**What you have to do**
Every line below should be copied exactly; drop the pictures.

**Exercise data**
════════════════

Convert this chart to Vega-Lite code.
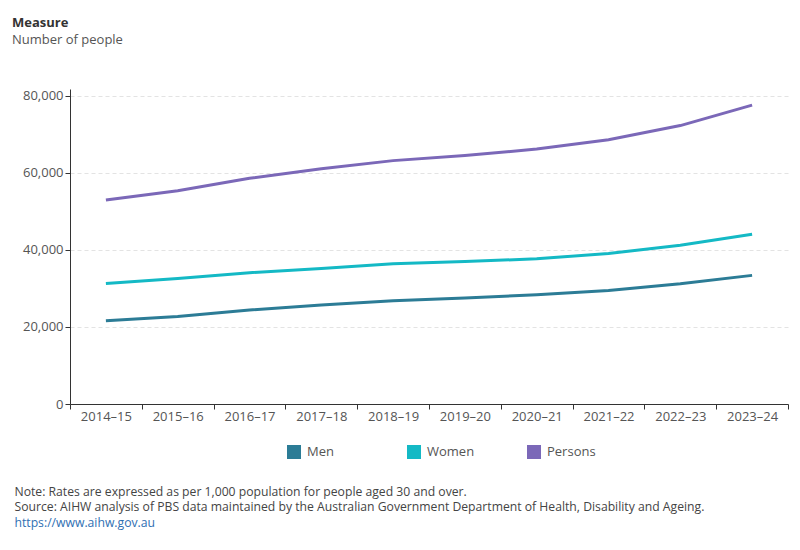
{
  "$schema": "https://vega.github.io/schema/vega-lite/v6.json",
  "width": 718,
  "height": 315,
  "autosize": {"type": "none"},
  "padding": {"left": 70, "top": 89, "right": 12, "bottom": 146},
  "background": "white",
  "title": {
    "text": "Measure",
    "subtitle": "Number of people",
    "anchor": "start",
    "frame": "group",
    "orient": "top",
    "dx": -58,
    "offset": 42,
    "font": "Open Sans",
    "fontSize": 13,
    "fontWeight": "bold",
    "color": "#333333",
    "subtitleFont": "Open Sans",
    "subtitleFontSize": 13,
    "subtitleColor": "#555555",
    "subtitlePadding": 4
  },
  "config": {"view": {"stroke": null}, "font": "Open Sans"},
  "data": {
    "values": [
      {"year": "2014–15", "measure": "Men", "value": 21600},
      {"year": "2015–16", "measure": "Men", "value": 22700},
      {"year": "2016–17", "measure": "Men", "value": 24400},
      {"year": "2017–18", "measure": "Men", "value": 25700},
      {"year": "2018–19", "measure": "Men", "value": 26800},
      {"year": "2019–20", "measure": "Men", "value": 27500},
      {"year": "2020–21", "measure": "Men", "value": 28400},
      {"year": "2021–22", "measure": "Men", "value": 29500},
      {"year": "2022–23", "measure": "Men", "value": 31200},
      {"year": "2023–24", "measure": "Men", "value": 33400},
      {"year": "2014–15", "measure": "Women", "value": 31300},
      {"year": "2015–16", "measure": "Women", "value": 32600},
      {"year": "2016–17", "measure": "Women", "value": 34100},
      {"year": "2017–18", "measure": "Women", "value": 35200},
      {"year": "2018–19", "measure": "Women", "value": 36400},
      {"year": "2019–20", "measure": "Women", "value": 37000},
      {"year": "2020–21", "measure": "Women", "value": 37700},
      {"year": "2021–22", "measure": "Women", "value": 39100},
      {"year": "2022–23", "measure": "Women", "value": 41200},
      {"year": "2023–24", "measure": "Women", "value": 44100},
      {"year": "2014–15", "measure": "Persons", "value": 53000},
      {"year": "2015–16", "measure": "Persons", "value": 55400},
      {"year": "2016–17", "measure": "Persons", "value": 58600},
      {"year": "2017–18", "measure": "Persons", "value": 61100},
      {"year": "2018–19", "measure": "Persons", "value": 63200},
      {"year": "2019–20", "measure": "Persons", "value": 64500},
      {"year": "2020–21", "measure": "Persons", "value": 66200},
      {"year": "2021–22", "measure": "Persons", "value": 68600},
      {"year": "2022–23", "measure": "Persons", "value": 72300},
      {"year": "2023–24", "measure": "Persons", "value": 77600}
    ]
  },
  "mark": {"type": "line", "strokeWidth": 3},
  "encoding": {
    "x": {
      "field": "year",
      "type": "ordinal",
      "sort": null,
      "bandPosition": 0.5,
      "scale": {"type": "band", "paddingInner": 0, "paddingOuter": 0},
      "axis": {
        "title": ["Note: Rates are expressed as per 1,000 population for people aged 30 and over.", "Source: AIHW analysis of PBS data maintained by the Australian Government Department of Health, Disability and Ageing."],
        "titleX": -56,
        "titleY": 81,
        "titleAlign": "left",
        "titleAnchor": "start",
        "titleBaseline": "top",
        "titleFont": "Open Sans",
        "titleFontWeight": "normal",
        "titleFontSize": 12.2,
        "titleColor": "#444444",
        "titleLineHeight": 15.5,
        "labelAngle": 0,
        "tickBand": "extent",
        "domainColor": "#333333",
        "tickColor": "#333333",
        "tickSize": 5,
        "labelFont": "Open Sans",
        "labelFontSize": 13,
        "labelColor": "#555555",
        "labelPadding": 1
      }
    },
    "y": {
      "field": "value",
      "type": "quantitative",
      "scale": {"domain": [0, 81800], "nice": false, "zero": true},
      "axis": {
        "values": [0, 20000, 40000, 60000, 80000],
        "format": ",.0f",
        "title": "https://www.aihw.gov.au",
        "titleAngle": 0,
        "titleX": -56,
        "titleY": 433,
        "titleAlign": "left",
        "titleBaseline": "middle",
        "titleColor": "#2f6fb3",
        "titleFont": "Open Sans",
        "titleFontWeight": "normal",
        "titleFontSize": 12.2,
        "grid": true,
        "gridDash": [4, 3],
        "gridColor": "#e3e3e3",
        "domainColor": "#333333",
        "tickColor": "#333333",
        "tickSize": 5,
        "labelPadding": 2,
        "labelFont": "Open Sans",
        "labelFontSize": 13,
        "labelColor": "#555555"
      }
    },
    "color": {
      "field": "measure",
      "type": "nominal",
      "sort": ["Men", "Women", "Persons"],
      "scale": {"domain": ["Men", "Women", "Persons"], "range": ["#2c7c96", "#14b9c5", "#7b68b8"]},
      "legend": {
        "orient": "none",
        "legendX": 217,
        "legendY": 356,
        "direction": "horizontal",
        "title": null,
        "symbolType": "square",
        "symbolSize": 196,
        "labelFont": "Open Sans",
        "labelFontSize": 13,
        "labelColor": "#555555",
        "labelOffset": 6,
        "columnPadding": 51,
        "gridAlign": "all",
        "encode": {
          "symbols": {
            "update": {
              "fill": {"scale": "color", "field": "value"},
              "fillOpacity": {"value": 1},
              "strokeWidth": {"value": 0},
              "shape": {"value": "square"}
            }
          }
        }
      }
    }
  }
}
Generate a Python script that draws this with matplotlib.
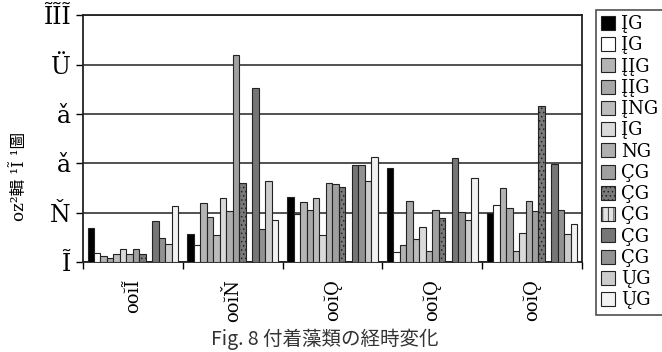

════════════════

**Full answer**
Convert this chart to Vega-Lite code.
{
  "$schema": "https://vega.github.io/schema/vega-lite/v6.json",
  "width": 718,
  "height": 315,
  "autosize": {"type": "none"},
  "padding": {"left": 70, "top": 89, "right": 12, "bottom": 146},
  "background": "white",
  "title": {
    "text": "Measure",
    "subtitle": "Number of people",
    "anchor": "start",
    "frame": "group",
    "orient": "top",
    "dx": -58,
    "offset": 42,
    "font": "Open Sans",
    "fontSize": 13,
    "fontWeight": "bold",
    "color": "#333333",
    "subtitleFont": "Open Sans",
    "subtitleFontSize": 13,
    "subtitleColor": "#555555",
    "subtitlePadding": 4
  },
  "config": {"view": {"stroke": null}, "font": "Open Sans"},
  "data": {
    "values": [
      {"year": "2014–15", "measure": "Men", "value": 21600},
      {"year": "2015–16", "measure": "Men", "value": 22700},
      {"year": "2016–17", "measure": "Men", "value": 24400},
      {"year": "2017–18", "measure": "Men", "value": 25700},
      {"year": "2018–19", "measure": "Men", "value": 26800},
      {"year": "2019–20", "measure": "Men", "value": 27500},
      {"year": "2020–21", "measure": "Men", "value": 28400},
      {"year": "2021–22", "measure": "Men", "value": 29500},
      {"year": "2022–23", "measure": "Men", "value": 31200},
      {"year": "2023–24", "measure": "Men", "value": 33400},
      {"year": "2014–15", "measure": "Women", "value": 31300},
      {"year": "2015–16", "measure": "Women", "value": 32600},
      {"year": "2016–17", "measure": "Women", "value": 34100},
      {"year": "2017–18", "measure": "Women", "value": 35200},
      {"year": "2018–19", "measure": "Women", "value": 36400},
      {"year": "2019–20", "measure": "Women", "value": 37000},
      {"year": "2020–21", "measure": "Women", "value": 37700},
      {"year": "2021–22", "measure": "Women", "value": 39100},
      {"year": "2022–23", "measure": "Women", "value": 41200},
      {"year": "2023–24", "measure": "Women", "value": 44100},
      {"year": "2014–15", "measure": "Persons", "value": 53000},
      {"year": "2015–16", "measure": "Persons", "value": 55400},
      {"year": "2016–17", "measure": "Persons", "value": 58600},
      {"year": "2017–18", "measure": "Persons", "value": 61100},
      {"year": "2018–19", "measure": "Persons", "value": 63200},
      {"year": "2019–20", "measure": "Persons", "value": 64500},
      {"year": "2020–21", "measure": "Persons", "value": 66200},
      {"year": "2021–22", "measure": "Persons", "value": 68600},
      {"year": "2022–23", "measure": "Persons", "value": 72300},
      {"year": "2023–24", "measure": "Persons", "value": 77600}
    ]
  },
  "mark": {"type": "line", "strokeWidth": 3},
  "encoding": {
    "x": {
      "field": "year",
      "type": "ordinal",
      "sort": null,
      "bandPosition": 0.5,
      "scale": {"type": "band", "paddingInner": 0, "paddingOuter": 0},
      "axis": {
        "title": ["Note: Rates are expressed as per 1,000 population for people aged 30 and over.", "Source: AIHW analysis of PBS data maintained by the Australian Government Department of Health, Disability and Ageing."],
        "titleX": -56,
        "titleY": 81,
        "titleAlign": "left",
        "titleAnchor": "start",
        "titleBaseline": "top",
        "titleFont": "Open Sans",
        "titleFontWeight": "normal",
        "titleFontSize": 12.2,
        "titleColor": "#444444",
        "titleLineHeight": 15.5,
        "labelAngle": 0,
        "tickBand": "extent",
        "domainColor": "#333333",
        "tickColor": "#333333",
        "tickSize": 5,
        "labelFont": "Open Sans",
        "labelFontSize": 13,
        "labelColor": "#555555",
        "labelPadding": 1
      }
    },
    "y": {
      "field": "value",
      "type": "quantitative",
      "scale": {"domain": [0, 81800], "nice": false, "zero": true},
      "axis": {
        "values": [0, 20000, 40000, 60000, 80000],
        "format": ",.0f",
        "title": "https://www.aihw.gov.au",
        "titleAngle": 0,
        "titleX": -56,
        "titleY": 433,
        "titleAlign": "left",
        "titleBaseline": "middle",
        "titleColor": "#2f6fb3",
        "titleFont": "Open Sans",
        "titleFontWeight": "normal",
        "titleFontSize": 12.2,
        "grid": true,
        "gridDash": [4, 3],
        "gridColor": "#e3e3e3",
        "domainColor": "#333333",
        "tickColor": "#333333",
        "tickSize": 5,
        "labelPadding": 2,
        "labelFont": "Open Sans",
        "labelFontSize": 13,
        "labelColor": "#555555"
      }
    },
    "color": {
      "field": "measure",
      "type": "nominal",
      "sort": ["Men", "Women", "Persons"],
      "scale": {"domain": ["Men", "Women", "Persons"], "range": ["#2c7c96", "#14b9c5", "#7b68b8"]},
      "legend": {
        "orient": "none",
        "legendX": 217,
        "legendY": 356,
        "direction": "horizontal",
        "title": null,
        "symbolType": "square",
        "symbolSize": 196,
        "labelFont": "Open Sans",
        "labelFontSize": 13,
        "labelColor": "#555555",
        "labelOffset": 6,
        "columnPadding": 51,
        "gridAlign": "all",
        "encode": {
          "symbols": {
            "update": {
              "fill": {"scale": "color", "field": "value"},
              "fillOpacity": {"value": 1},
              "strokeWidth": {"value": 0},
              "shape": {"value": "square"}
            }
          }
        }
      }
    }
  }
}
Generate a Python script that draws this with matplotlib.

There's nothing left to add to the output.